Game of Thrones plays out this dilemma as the heads of all the houses are shown a real-life (sort of) White Walker, and the wheels are put in motion for a united response. United, that is, save for the reliable antagonist of Cersei Lannister. Rather than joining the other houses as their armies march North, she plans to invade their defenseless territories and claim them for the House of Lannister.

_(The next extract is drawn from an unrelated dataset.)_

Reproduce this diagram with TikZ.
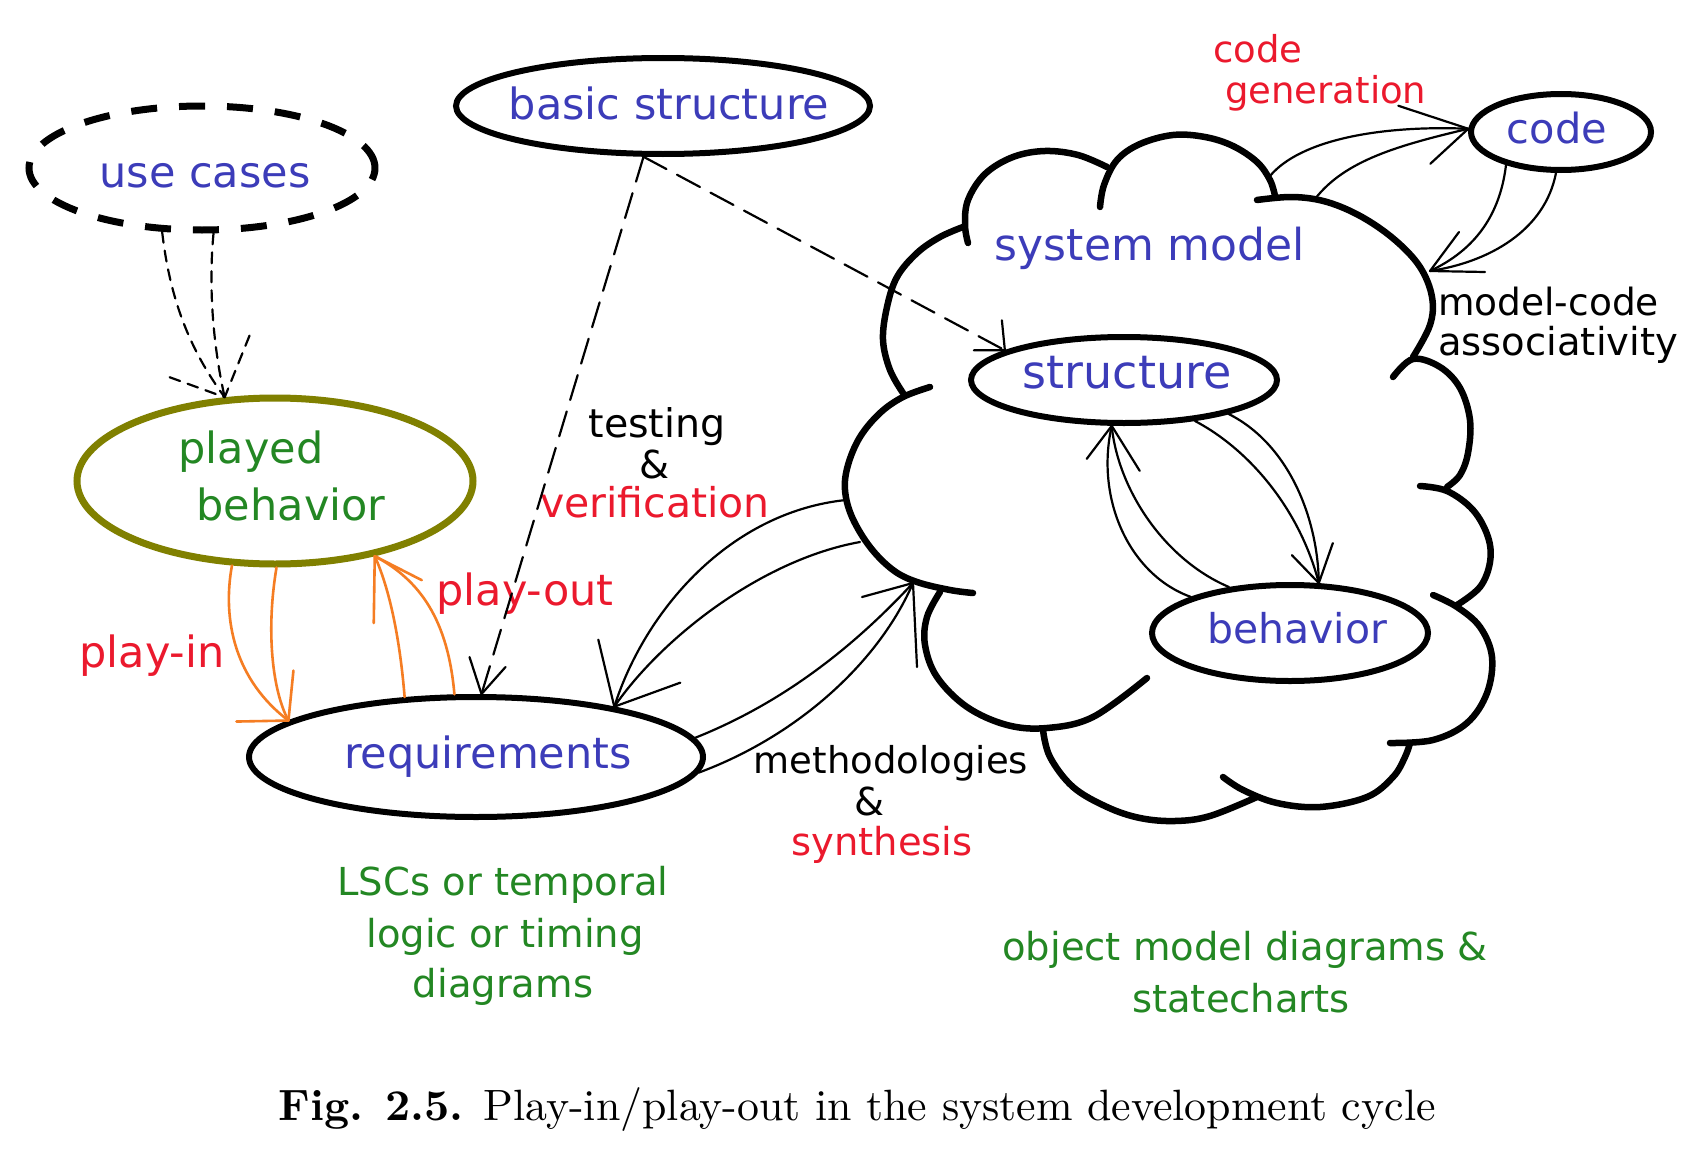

In international politics, a lack of trust—and arguably, a lack of trustworthiness—between states creates an aversion to moving toward meaningful action against the climate crisis on the faith that other states will follow-suit, understanding that this effort must be fairly unanimous to be effective. To take on the substantial financial, infrastructural, and political challenges of reorganizing a state to exist in a climate-neutral manner is only worth-while to one state if it is not acting alone. The fear of Cersei Lannister-like behavior acts as a powerful disincentive for proactive climate measures at the state level.
The international relations and international law scholarship have amassed substantial literature discussing strategies for creating an international response to climate change. However, no literature has reached into homes to create empathy for those on the frontlines of the climate crisis, and communicate the demand for collective action, with the same force as Game of Thrones—whose climactic episode The Long Night in season eight was consumed by over twelve million viewers.
Game of Thrones functions as a powerful tool to demonstrate multiple facets of lacking climate action—from the repeated defeat and disillusionment experienced by those seeking to rally a collective response, to the surge of hope following an agreement to act, to the decision of certain nefarious actors to deliberately feign their cooperation and seek to manipulate the responses others for their own material benefit.
There is further power in this mode of portraying themes surrounding collective action in a Sci-Fi television series that is so thoroughly apolitical, because it creates a vehicle for these themes to be viewed and contemplated by a wider audience than who might regularly watch more liberal media sources where these topics are discussed. A GOT viewer can feel Jon Snow’s desperation as he shares news of the Army of the Dead, his urgency and his anxiety to be believed. They can be outraged with him at his peers’ indifference and lack of action. Viewers can feel angered by Cersei’s betrayal and relieved by Daenerys’ agreement to lend her vast resources to the cause. And perhaps one day, when seeing news footage of a yet another, stronger, tropical storm ravaging a coastal town being met with political leaders’ snide indifference, this same viewer will recall the GOT scene where Cersei reveals her diabolical plan to her brother (ehm), Jaime, and maybe this will spark a similar sense of anger and betrayal in that viewer, which would not have otherwise appeared.
There are few characters in the global narrative surrounding the need to confront the climate crisis that do not have a doppelganger waiting for them in the Game of Thrones series. At a time when confronting this crisis is dire as ever, such cultural focal points that make understanding the need for a collective response more accessible are as timely as they are powerful.